19 Nov 2021 / ip Print

EU copyright rules transposed into law, bolstering print media

The Government has transposed the EU’s Copyright Directive, which updates copyright rules to take account of advances in technology, into Irish law.

The directive aims to ensure that creators – including journalists and authors – receive appropriate payment for the online use of their work.

In July, the European Commission had opened infringement procedures against Ireland, and a number of other member states, over a lack of progress in implementing the directive.

Newspapers

“From now on in Ireland, press publishers such as newspapers have a new legal right in relation to the use of their content by online-service providers,” said Leo Varadkar (Tánaiste and Minister for Enterprise, Trade and Employment).
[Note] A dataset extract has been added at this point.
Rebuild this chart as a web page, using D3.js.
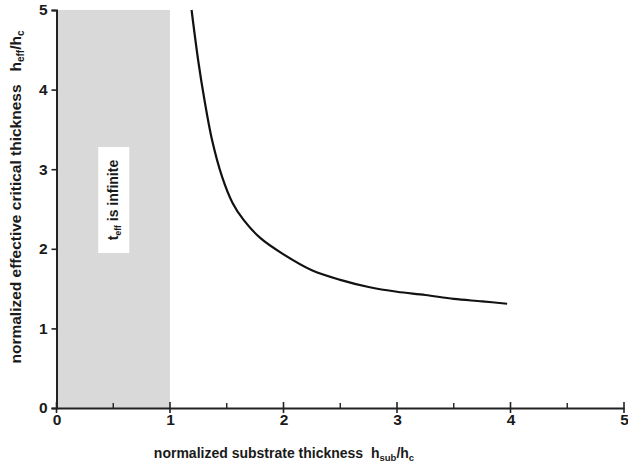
<!DOCTYPE html>
<html>
  <head>
  <title>Effective critical thickness</title>
  <style>
    body, html { margin: 0; padding: 0; background: #fff; }
    svg text { font-family: "Liberation Sans", Arial, sans-serif; font-weight: bold; fill: #1a1a1a; white-space: pre; }
  </style>
  </head>
  <body>

  <svg id="svg" width="628" height="468"></svg>

  <script src="https://d3js.org/d3.v7.min.js"></script>
  <script>
    // values
    const hSub = [1.19, 1.25, 1.30, 1.37, 1.46, 1.55, 1.65, 1.80, 2.00, 2.25, 2.50, 2.75, 3.00, 3.25, 3.50, 3.75, 3.97]
    const hEff = [5.00, 4.35, 3.90, 3.37, 2.90, 2.58, 2.36, 2.13, 1.93, 1.73, 1.61, 1.52, 1.46, 1.42, 1.37, 1.34, 1.31]
    const xTicks = [0, 1, 2, 3, 4, 5]
    const xMinor = [0.5, 1.5, 2.5, 3.5, 4.5]
    const yTicks = [0, 1, 2, 3, 4, 5]
    const infiniteRange = [0, 1]

    const svg = d3.select('#svg')
    const xscale = d3.scaleLinear().domain([0, 5]).range([56.5, 624])
    const yscale = d3.scaleLinear().domain([0, 5]).range([408, 10])

    // shaded region where t_eff is infinite
    svg.append('rect')
        .attr('x', xscale(infiniteRange[0]))
        .attr('y', yscale(5))
        .attr('width', xscale(infiniteRange[1]) - xscale(infiniteRange[0]))
        .attr('height', yscale(0) - yscale(5))
        .attr('fill', '#d9d9d9')

    const boxX = xscale(0.5) - 15
    svg.append('rect')
        .attr('x', boxX)
        .attr('y', 147)
        .attr('width', 31)
        .attr('height', 106)
        .attr('fill', '#fff')

    const lbl = svg.append('text')
        .attr('transform', `translate(${xscale(0.5) + 5},200) rotate(-90)`)
        .attr('text-anchor', 'middle')
        .attr('font-size', 14)
    lbl.append('tspan').text('t')
    lbl.append('tspan').text('eff').attr('font-size', 8.5).attr('dy', 3)
    lbl.append('tspan').text(' is infinite').attr('dy', -3)

    // curve
    const data = hSub.map((x, i) => ({x: x, y: hEff[i]}))
    const linegen = d3.line()
        .x(d => xscale(d.x))
        .y(d => yscale(d.y))
        .curve(d3.curveCatmullRom)
    svg.append('path')
        .attr('d', linegen(data))
        .attr('stroke', '#111')
        .attr('stroke-width', 2.2)
        .attr('fill', 'none')

    // x axis
    const xAxis = svg.append('g').attr('transform', `translate(0,${yscale(0)})`)
    xAxis.call(d3.axisBottom(xscale).tickValues(xTicks).tickSize(0).tickPadding(6).tickFormat(d3.format('d')))
    xAxis.select('.domain').attr('stroke', '#222').attr('stroke-width', 2)
    xAxis.selectAll('.tick text').attr('font-size', 15.5)
    xAxis.selectAll('.major').data(xTicks).join('line')
        .attr('x1', d => xscale(d)).attr('x2', d => xscale(d))
        .attr('y1', -6).attr('y2', 5)
        .attr('stroke', '#222').attr('stroke-width', 1.6)
    xAxis.selectAll('.minor').data(xMinor).join('line')
        .attr('x1', d => xscale(d)).attr('x2', d => xscale(d))
        .attr('y1', -5).attr('y2', 0)
        .attr('stroke', '#222').attr('stroke-width', 1.4)

    // y axis
    const yAxis = svg.append('g').attr('transform', `translate(${xscale(0)},0)`)
    yAxis.call(d3.axisLeft(yscale).tickValues(yTicks).tickSize(5).tickPadding(4).tickFormat(d3.format('d')))
    yAxis.select('.domain').attr('stroke', '#222').attr('stroke-width', 2)
    yAxis.selectAll('.tick line').attr('stroke', '#222').attr('stroke-width', 1.6)
    yAxis.selectAll('.tick text').attr('font-size', 15.5)

    // axis titles
    const xt = svg.append('text')
        .attr('x', 284).attr('y', 458)
        .attr('text-anchor', 'middle')
        .attr('font-size', 14)
    xt.append('tspan').text('normalized substrate thickness  h')
    xt.append('tspan').text('sub').attr('font-size', 9.5).attr('dy', 3)
    xt.append('tspan').text('/h').attr('dy', -3)
    xt.append('tspan').text('c').attr('font-size', 9.5).attr('dy', 3)

    const yt = svg.append('text')
        .attr('transform', 'translate(21,197) rotate(-90)')
        .attr('text-anchor', 'middle')
        .attr('font-size', 15.5)
    yt.append('tspan').text('normalized effective critical thickness   h')
    yt.append('tspan').text('eff').attr('font-size', 10).attr('dy', 3)
    yt.append('tspan').text('/h').attr('dy', -3)
    yt.append('tspan').text('c').attr('font-size', 10).attr('dy', 3)
  </script>
  </body>
</html>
“In the absence of an agreement with publishers, online platforms will not be permitted to make use of their work, though they will continue to be able to use hyperlinks or very short extracts,” he added.

It will be up to the publisher and the online provider to come to an agreement.

The new law also aims to strengthen the position of authors and performers who make an agreement to transfer the rights of their work, by requiring the following principles to be followed:

  • A right to appropriate and proportionate payment,
  • A 'transparency obligation' to help them access more information about how their work is being used,
  • A 'contract adjustment mechanism' to enable them to obtain a fair share when the payment originally agreed becomes disproportionately low, compared to the success of their work or performance,
  • A 'right of revocation', allowing them to take back their rights when their works are not being used.

Future of Media Commission

The new law also provides for exceptions, to allow copyright-protected material online to be used for the purposes of education, research and “the preservation of cultural heritage”.

This area of the legislation clarifies the responsibilities of institutions such as museums, allowing them to continue to make some copyright-protected works available to the public.

The Tánaiste said that the announcement made today (19 November) was part of a broader discussion on the future of media in Ireland. He indicated that the Government would act “shortly” on a report recently submitted to it by the Future of Media Commission.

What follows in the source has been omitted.